The revised review procedure now involves analysing the factory boost clock to determine if the quoted speed is maintained on a regular basis. Thankfully, Sapphire’s 1260MHz boost is completely stable and never fluctuates from this figure resulting in consistent performance. This is the polar opposite of the Sapphire reference model which very rarely maintains its maximum boost clock.
Overclocking the graphics card was a simple task and I managed to increase the boost clock to 1350MHz without any issues. Initially, I tried to achieve a figure around 1370MHz with a substantial voltage increase but this just wasn’t possible. Speaking of voltages, please note the highest option in Wattman was applied and the overclock didn’t involve stock or lower voltages despite the screenshot below.

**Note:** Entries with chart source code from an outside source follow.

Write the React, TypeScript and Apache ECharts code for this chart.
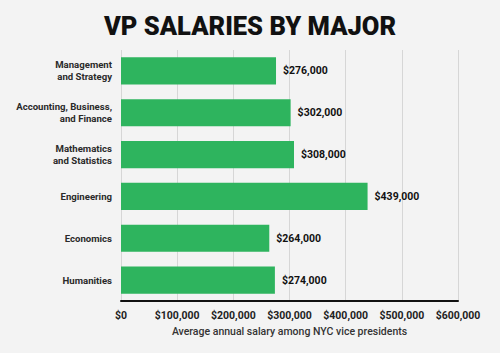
import React, { useEffect, useRef } from "react";
import * as echarts from "echarts";

const categories = [
  "Management\nand Strategy",
  "Accounting, Business,\nand Finance",
  "Mathematics\nand Statistics",
  "Engineering",
  "Economics",
  "Humanities",
];
const salaries = [276000, 302000, 308000, 439000, 264000, 274000];
const titleText = "VP SALARIES BY MAJOR";
const axisTitle = "Average annual salary among NYC vice presidents";

const fmt = (v: number) => "$" + v.toLocaleString("en-US");

export default function App() {
  const ref = useRef<HTMLDivElement>(null);
  useEffect(() => {
    const chart = echarts.init(ref.current!, null, { renderer: "svg" });
    chart.setOption({
      animation: false,
      backgroundColor: "#f3f3f3",
      title: {
        text: titleText,
        left: "center",
        top: 8,
        textStyle: {
          fontFamily: "Roboto",
          fontWeight: 900,
          fontSize: 25.5,
          color: "#111",
        },
      },
      grid: { left: 121, right: 42, top: 50, bottom: 52 },
      xAxis: {
        type: "value",
        min: 0,
        max: 600000,
        interval: 100000,
        name: axisTitle,
        nameLocation: "middle",
        nameGap: 24,
        nameTextStyle: {
          fontFamily: "Roboto",
          fontWeight: 500,
          fontSize: 10.5,
          color: "#333",
        },
        axisLine: { show: true, onZero: false, lineStyle: { color: "#111", width: 2 } },
        axisTick: { show: false },
        axisLabel: {
          formatter: (v: number) => fmt(v),
          fontFamily: "Roboto",
          fontWeight: "bold",
          fontSize: 10.5,
          color: "#222",
          margin: 9,
        },
        splitLine: { show: true, lineStyle: { color: "#d6d6d6", width: 1 } },
      },
      yAxis: {
        type: "category",
        data: categories,
        inverse: true,
        axisLine: { show: false },
        axisTick: { show: false },
        axisLabel: {
          fontFamily: "Roboto",
          fontWeight: "bold",
          fontSize: 9.6,
          color: "#2a2a2a",
          margin: 9,
          lineHeight: 12,
          align: "right",
        },
      },
      series: [
        {
          type: "bar",
          data: salaries,
          barCategoryGap: "35%",
          itemStyle: { color: "#2eb45e" },
          label: {
            show: true,
            position: "right",
            distance: 7,
            formatter: (p: any) => fmt(p.value),
            fontFamily: "Roboto",
            fontWeight: "bold",
            fontSize: 10.5,
            color: "#111",
          },
        },
      ],
    });
    return () => chart.dispose();
  }, []);
  return (
    <div
      ref={ref}
      style={{ position: "fixed", left: 0, top: 0, width: 500, height: 353 }}
    />
  );
}
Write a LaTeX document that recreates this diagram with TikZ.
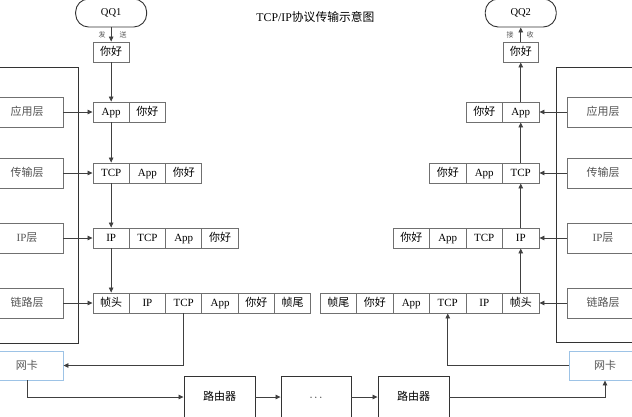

On another note, the memory overclocked rather well and performed well at 1795MHz.
Here we can see the screenshot comparing the factory overclock and gains from manual overclocking:
Ashes of the Singularity
Once overclocked, the graphics card managed a small frame-rate improvement which is within a margin of error.
Doom
In Doom, the performance boost was more substantial and closed the gap to the RX 480.
Just Cause 3
Rather impressively, the GPU achieved an identical average frame-rate as the RX 480 when overclocked and the minimum was slightly higher. Again, another strong showing and minor difference to the RX 480 after overclocking.